Electronic Control Unit

FIG. 2 illustrates an electronic control unit (ECU) for a system on chip (SoC) device, according to one or more embodiments. As shown, the ECU 200 includes a plurality of chiplets, including a central chiplet 210 and multiple compute chiplets 204, 206. The central chiplet 210 includes a main memory 260 and cache resources 240. The central chiplet 210 also includes logic represented by a scheduler 220, to identify workloads, representing tasks that are to be performed by an application 202 that is executed at runtime on the ECU 200. The application 202 can execute using output provided by another chiplet 204, 206 of the ECU 200. Alternatively, the application 202 can execute to provide output for one of the other chiplets 204, 206. In a typical SoC environment, the execution of the application 202 involves numerous data exchanges with other chiplets, with tasks being sequenced or dependent on other tasks (which may be performed by other chiplets). Further, while an example of FIG. 2 illustrates a simplified version of an SoC, the ECU 200 can execute multiple applications at one time on a given chiplet, as well as utilize any number of chiplets in conjunction with the central chiplet 210. The scheduler 220 and reservation table 250 are then used to sequence tasks performed by workload, as well as to manage dependencies amongst the various workloads, to ensure dependencies are resolved appropriately and in sequence. The tasks or workloads maintained in the reservation table 250 can be communicated to other chiplets as provided. Furthermore, other chiplets can monitor the reservation table 250 to determine when tasks for specific workloads are ready to be performed.

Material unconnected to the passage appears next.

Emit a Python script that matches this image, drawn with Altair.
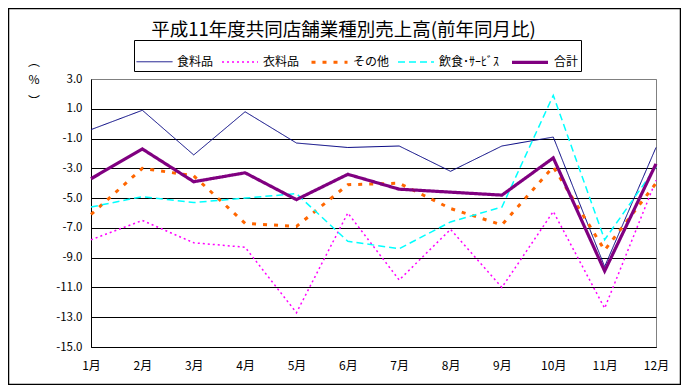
import altair as alt
import pandas as pd

months = ["1月", "2月", "3月", "4月", "5月", "6月", "7月", "8月", "9月", "10月", "11月", "12月"]
series_names = ["食料品", "衣料品", "その他", "飲食･ｻｰﾋﾞｽ", "合計"]

food = [-0.4, 0.9, -2.1, 0.8, -1.3, -1.6, -1.5, -3.2, -1.5, -0.9, -9.6, -1.6]
clothing = [-7.8, -6.5, -8.0, -8.3, -12.7, -6.0, -10.5, -7.1, -11.0, -5.9, -12.4, -3.8]
other = [-6.1, -3.0, -3.5, -6.7, -6.9, -4.1, -4.0, -5.7, -6.8, -2.9, -8.5, -4.0]
dining = [-5.6, -4.9, -5.3, -5.0, -4.7, -7.9, -8.4, -6.6, -5.6, 1.9, -7.8, -2.9]
total = [-3.7, -1.7, -3.9, -3.3, -5.1, -3.4, -4.4, -4.6, -4.8, -2.3, -9.9, -2.7]

y_ticks = [3, 1, -1, -3, -5, -7, -9, -11, -13, -15]

title_text = "平成11年度共同店舗業種別売上高(前年同月比)"
unit_open, unit_mid, unit_close = "︵", "%", "︶"

rows = []
for name, vals in zip(series_names, [food, clothing, other, dining, total]):
    for m, v in zip(months, vals):
        rows.append({"month": m, "series": name, "value": v})
df = pd.DataFrame(rows)

colors = ["#000080", "#FF00FF", "#FF6600", "#00FFFF", "#800080"]
dashes = [[1, 0], [2, 3], [4, 7], [7, 4], [1, 0]]
widths = [1, 1.5, 3, 1.5, 3.2]

FONT = "Noto Sans CJK JP"
W, H = 565, 268

leg = dict(title=None, orient="none", legendX=43, legendY=-39, direction="horizontal")

lines = alt.Chart(df).mark_line(strokeCap="butt", strokeJoin="miter").encode(
    x=alt.X("month:N", sort=months, title=None,
            scale=alt.Scale(type="point", padding=0),
            axis=alt.Axis(labelAngle=0, ticks=False, tickSize=0, labelPadding=13,
                          domainColor="black", labelFontSize=12, labelColor="black",
                          gridColor={"condition": {"test": "datum.value === '12月'", "value": "#808080"},
                                     "value": "black"})),
    y=alt.Y("value:Q", title=None,
            scale=alt.Scale(domain=[-15, 3], nice=False, zero=False),
            axis=alt.Axis(values=y_ticks, labelExpr="datum.value + '.0'", ticks=False, tickSize=0,
                          labelPadding=9, domainColor="black", labelFontSize=11.5, labelColor="black",
                          gridColor={"condition": {"test": "datum.value === 3", "value": "#808080"},
                                     "value": "black"})),
    color=alt.Color("series:N", sort=series_names,
                    scale=alt.Scale(domain=series_names, range=colors), legend=alt.Legend(**leg)),
    strokeDash=alt.StrokeDash("series:N", sort=series_names,
                              scale=alt.Scale(domain=series_names, range=dashes), legend=alt.Legend(**leg)),
    strokeWidth=alt.StrokeWidth("series:N", sort=series_names,
                                scale=alt.Scale(type="ordinal", domain=series_names, range=widths),
                                legend=alt.Legend(**leg)),
    order=alt.Order("month_idx:Q"),
).transform_calculate(month_idx="indexof(" + str(months) + ", datum.month)")

one = pd.DataFrame({"a": [0]})

frame = alt.Chart(one).mark_rect(fill=None, stroke="black", strokeWidth=1.5).encode(
    x=alt.value(-82.5), x2=alt.value(W + 24.5), y=alt.value(-70.5), y2=alt.value(H + 37.5)
)

title = alt.Chart(one).mark_text(font=FONT, fontSize=18.5, baseline="middle", align="center",
                                 color="black").encode(
    x=alt.value(252.5), y=alt.value(-49), text=alt.value(title_text)
)

def unit_mark(txt, yv):
    return alt.Chart(one).mark_text(font=FONT, fontSize=12, baseline="middle", align="center",
                                    color="black").encode(
        x=alt.value(-57), y=alt.value(yv), text=alt.value(txt)
    )

chart = alt.layer(frame, lines, title,
                  unit_mark(unit_open, -17), unit_mark(unit_mid, 1), unit_mark(unit_close, 23)).properties(
    width=W, height=H, autosize="none",
    padding={"left": 83, "top": 71, "right": 25, "bottom": 38},
    background="white",
).configure_view(stroke="#808080", strokeWidth=1).configure_axis(
    labelFont=FONT, gridWidth=1, domainWidth=1
).configure_legend(
    labelFont=FONT, labelFontSize=12, labelColor="black", symbolType="stroke", symbolSize=1296,
    labelOffset=4, columnPadding=5, padding=2, strokeColor="black",
)

chart.save("out.html", embed_options={"renderer": "svg", "actions": False})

As shown by an example of FIG. 2, the application 202 is executed as a statically laid out application. As a statically laid out application, a compute graph 205 can be generated for portions of the runtime application in advance of those portions being executed. The scheduler 220 can process the computation graph 205 to determine cache line usage for every cache line prior to execution of a portion (e.g., workload) of the application 202.

Accordingly, in examples, as the application 202 executes, the scheduler 220 populates a reservation table 250 with workload entries 218, where each workload entry 218 corresponds to a portion of the runtime application 202 being executed. Each workload entry 218 can be implemented as a data structure (e.g., 64-bit data structure) having workload fields that identify and provide information about a corresponding workload. In at least some examples, the workload entry 218 reserves a set of bits (“priority designation field 225”) for designating a priority level of the corresponding workload. Based on implementation, the priority designation field 225 can be structured as a binary field (e.g., high priority/low priority), trinary field (e.g., high priority, mid priority, low priority) or multi-value field to designate the priority level of the cache lines referenced by individual workload entries, where the priority designation is based on the usage of the cache line.

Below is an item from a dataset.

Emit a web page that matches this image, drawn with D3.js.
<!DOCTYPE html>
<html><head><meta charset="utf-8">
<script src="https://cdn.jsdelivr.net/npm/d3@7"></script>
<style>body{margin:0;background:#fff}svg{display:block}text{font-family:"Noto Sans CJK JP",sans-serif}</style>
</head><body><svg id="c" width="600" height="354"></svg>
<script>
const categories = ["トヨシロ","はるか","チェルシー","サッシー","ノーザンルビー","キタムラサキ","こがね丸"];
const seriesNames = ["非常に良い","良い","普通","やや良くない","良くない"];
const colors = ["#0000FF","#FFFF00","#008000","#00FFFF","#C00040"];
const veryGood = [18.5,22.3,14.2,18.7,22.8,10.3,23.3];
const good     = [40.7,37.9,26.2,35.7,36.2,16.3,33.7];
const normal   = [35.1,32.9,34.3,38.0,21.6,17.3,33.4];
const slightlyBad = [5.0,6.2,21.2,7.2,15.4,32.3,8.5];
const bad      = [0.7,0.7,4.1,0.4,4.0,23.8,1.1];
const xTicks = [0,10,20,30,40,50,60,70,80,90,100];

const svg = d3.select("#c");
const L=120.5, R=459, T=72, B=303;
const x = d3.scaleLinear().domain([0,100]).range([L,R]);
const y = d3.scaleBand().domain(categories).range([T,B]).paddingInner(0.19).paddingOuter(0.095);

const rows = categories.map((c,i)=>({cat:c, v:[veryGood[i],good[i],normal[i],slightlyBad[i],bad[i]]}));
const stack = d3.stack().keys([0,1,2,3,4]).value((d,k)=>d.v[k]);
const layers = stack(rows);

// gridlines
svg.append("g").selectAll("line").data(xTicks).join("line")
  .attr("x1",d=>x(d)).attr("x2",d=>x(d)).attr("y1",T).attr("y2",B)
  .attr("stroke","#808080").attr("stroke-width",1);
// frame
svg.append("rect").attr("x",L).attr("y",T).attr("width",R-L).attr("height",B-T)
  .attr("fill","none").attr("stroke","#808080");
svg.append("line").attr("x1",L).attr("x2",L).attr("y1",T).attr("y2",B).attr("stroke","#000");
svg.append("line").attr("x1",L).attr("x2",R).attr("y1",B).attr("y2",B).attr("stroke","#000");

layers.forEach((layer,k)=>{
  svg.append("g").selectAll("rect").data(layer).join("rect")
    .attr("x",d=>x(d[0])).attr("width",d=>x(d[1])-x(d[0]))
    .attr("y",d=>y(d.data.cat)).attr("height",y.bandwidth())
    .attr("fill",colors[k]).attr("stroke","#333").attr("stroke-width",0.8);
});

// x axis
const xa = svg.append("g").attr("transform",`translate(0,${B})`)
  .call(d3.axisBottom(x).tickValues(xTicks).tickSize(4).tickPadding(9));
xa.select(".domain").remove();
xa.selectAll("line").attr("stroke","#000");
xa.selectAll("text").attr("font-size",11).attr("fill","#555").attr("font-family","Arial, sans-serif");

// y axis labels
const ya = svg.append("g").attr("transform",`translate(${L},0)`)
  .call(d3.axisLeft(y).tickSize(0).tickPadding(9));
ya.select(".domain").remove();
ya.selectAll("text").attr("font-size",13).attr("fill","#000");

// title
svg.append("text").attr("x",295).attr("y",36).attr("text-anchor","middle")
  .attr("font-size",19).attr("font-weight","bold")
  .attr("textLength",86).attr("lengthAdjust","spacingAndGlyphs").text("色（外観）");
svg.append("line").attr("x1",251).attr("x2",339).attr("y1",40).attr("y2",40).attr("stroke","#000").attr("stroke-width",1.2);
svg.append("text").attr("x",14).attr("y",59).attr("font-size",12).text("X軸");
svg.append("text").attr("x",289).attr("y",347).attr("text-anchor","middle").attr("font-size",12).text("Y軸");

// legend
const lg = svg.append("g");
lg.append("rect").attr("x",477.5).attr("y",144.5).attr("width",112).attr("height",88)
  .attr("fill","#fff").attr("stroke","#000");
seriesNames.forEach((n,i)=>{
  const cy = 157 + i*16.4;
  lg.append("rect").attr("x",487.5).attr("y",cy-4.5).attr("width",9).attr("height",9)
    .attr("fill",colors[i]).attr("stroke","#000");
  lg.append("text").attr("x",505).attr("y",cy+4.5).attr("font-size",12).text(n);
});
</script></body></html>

In examples, the scheduler 220 determines that individual workloads are to perform specific cache line access. The determination can be an inference or correlation, based on the type/sub-types associated with the workload, as identified from the workload entry 218. The scheduler 220 can determine the priority designation field 225 for the cache line access of individual workloads, where the priority designation field 225 is based at least in part on (i) a frequency of the cache line access performed, and/or (ii) an interval of cache line usage. By way of example, the scheduler 220 determines the priority designation fields 225 using logic such as represented by the following table:

The priority designation field 225 can provide an annotation for cache line access performed with execution of the workload. The annotation can indicate whether the cache line access performed with execution of the workload meets a usage threshold, such as a frequency threshold. As an addition or variation, the annotation can indicate whether a cache line used in the execution of the workload satisfy a timing condition, such as an interval until the cache line access is performed, and/or an interval between when cache line access is frequently performed.

The scheduler 220 can communicate the workloads entries 218 of the reservation table 250 to a cache controller 230. The cache controller 230 can implement a cache line replacement policy 232 that is based at least in part on the annotation of the workload. The cache line replacement policy 232 can include, or is based on, the priority designation field of the cache line access performed when the workload entry is executed. Based on the cache line replacement policy 232, the cache controller 230 can prevent high priority cache lines from being evicted from a cache resource 240 of the ECU 200. Under the replacement policy, no high priority cache line is evicted before a low priority cache line. In a variation, under the cache replacement policy 232, the probability of a high priority cache line being evicted before a low priority cache line is substantially less than would otherwise be provided by a conventional temporal location-based policies (e.g., LRU).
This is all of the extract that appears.